Film qui a contribué à lancer la dynamique et à l’émergence de la Nouvelle Vague HK, The System est un docu-dramatique policier qui posait les bases d’une nouvelle façon de traiter un sujet de société. Il s’en dégageait un souffle nouveau par le biais d’une mise en scène dynamique et collant parfaitement à son récit. Peter Yung montrait ainsi qu’on pouvait faire des films autrement.
4 commentaires:
Merci pour ta critique. Je n'ai pas eu la chance d'être sur Paris pour voir ce film, et n'aurait pas l'occasion de la voir avant longtemps, à moins de prendre rdv à la hkfa. Mais ça m'a bien donné envie et c'est ce genre de perles que je recherche...
Lors de la projo', la salle était quasi pleine. Je me dis donc que les aficionados étaient au rendez-vous. Le film traine une jolie p'tite réput' d'autant plus qu'on le disait "perdu". Je le recherchais depuis un moment et lorsque j'ai vu qu'il était présent dans la prog'... joie !

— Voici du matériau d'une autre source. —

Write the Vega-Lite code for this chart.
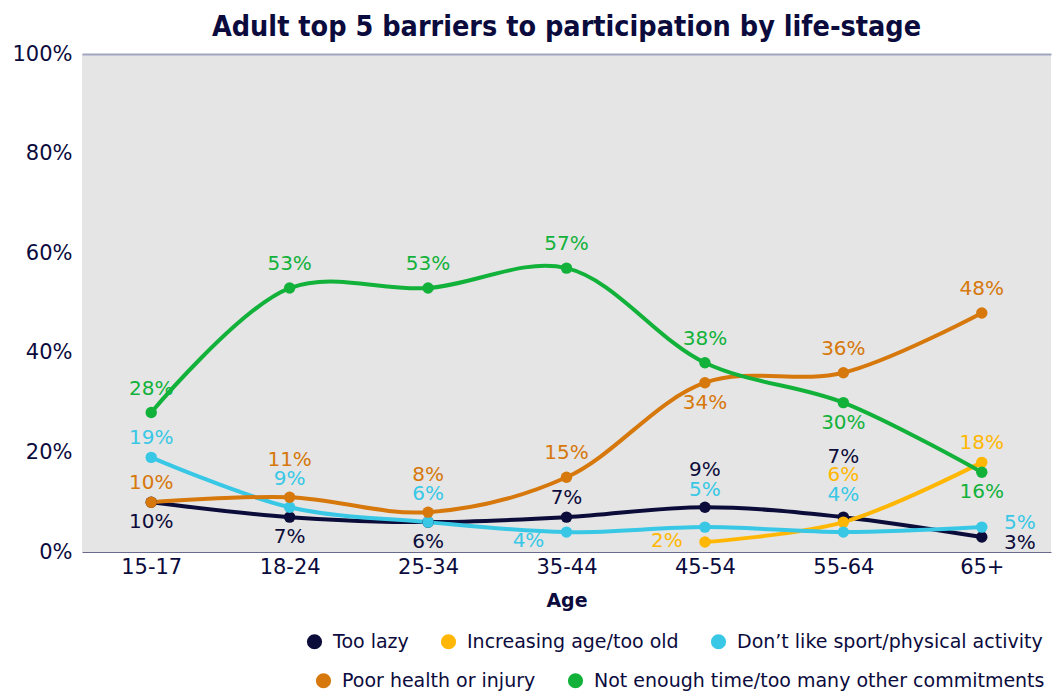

J'espère le voir sortir en vidéo un jour, la hkfa est un peu loin pour moi. ;)
Grand regret de l'avoir raté sur grand écran :(
J'espère que j'aurai l'occasion de le revoir.
Sek Kin est extraordinaire dans ce film.
Pour moi, c'était le film a ne pas louper ! ;) On pourrait dire du film qu'il est quelconque mais lorsqu'on l'inscrit dans le panorama cinématographique HK, il a une sacrée importance. Et finalement, la qualité n'était pas si désagréable que ça. Je m'attendais à pire ! :)
Sek Kin livre une perf' qui donne à voir. Entre désespoir lorsqu'il se sent coincé par la police et jubilation lorsqu'il pense gérer les choses à sa façon. Je n'en écris pas plus. Il parvient à communiquer les différents sentiments qui l'habitent avec doigté. Globalement, les prestations sont bonnes.